Options for dealing with the sediment are being developed by a commission that is to release proposals this summer. Those include dredging sediment from behind the dam or using pipes to carry it around. The sediment could be used to build islands and reefs in the bay, he said.
Michael said costs estimates had not been developed, but added it would cost millions of dollars and no one agency or private company would be able to address the cost on its own.
"Maryland wants to ensure that Exelon is part of the sediment management solution through the relicensing process," Michael said.
Exelon said in a statement Tuesday evening that it supports a regional approach to the health of the Chesapeake Bay as it relates to the operations of the Conowingo Dam.

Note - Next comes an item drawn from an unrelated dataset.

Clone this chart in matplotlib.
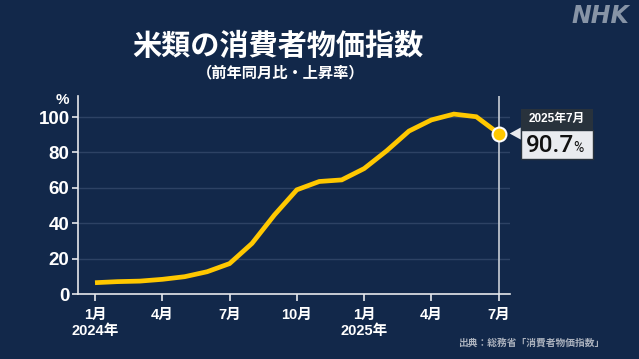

"We are supportive of Lower Susquehanna River Watershed Assessment study and its parameters and reserve judgment on the as-of-yet undetermined next steps, and Exelon Generation's role following the conclusion of the study," the statement said.
Exelon's license expires in September 2014 and sediments behind the dam have been identified as the highest priority issue for relicensing, Michael said.
The new report comes as some county officials are expressing concerns about the costs of a new federally led restoration strategy.
Chip MacLeod, an attorney representing the Clean Chesapeake Coalition, a group of seven counties challenging the plan, said the announcement lifted his spirits. The attorney has said the impact of the dam has been overlooked in the restoration process.
"Nobody today is on the hook for doing something about those sediments," MacLeod said, adding that relicensing of the dam is the only opportunity to have Exelon "at the table unless they want to be."
The new strategy being led by the federal Environmental Protection Agency's Chesapeake Bay Program assigns strict pollution limits to each area in the six- state bay watershed. The limits are for pollutants such as nitrogen and phosphorus from fertilizer, sewage, auto and power plant emissions cause oxygen-robbing algae blooms once they reach the bay, creating dead zones where sea life can't live. Sediments cloud the water and can bury grasses and oysters.
Farmers and agriculture interests are concerned because agriculture runoff is the single largest source of bay pollutants. While agriculture has made gains in reducing bay pollution, the strategy calls for even more reductions from all sectors, including limits on stormwater runoff from roads and developments.
The restoration is also being challenged in a federal court in Pennsylvania by groups including the American Farm Bureau Federation and the National Association of Home Builders.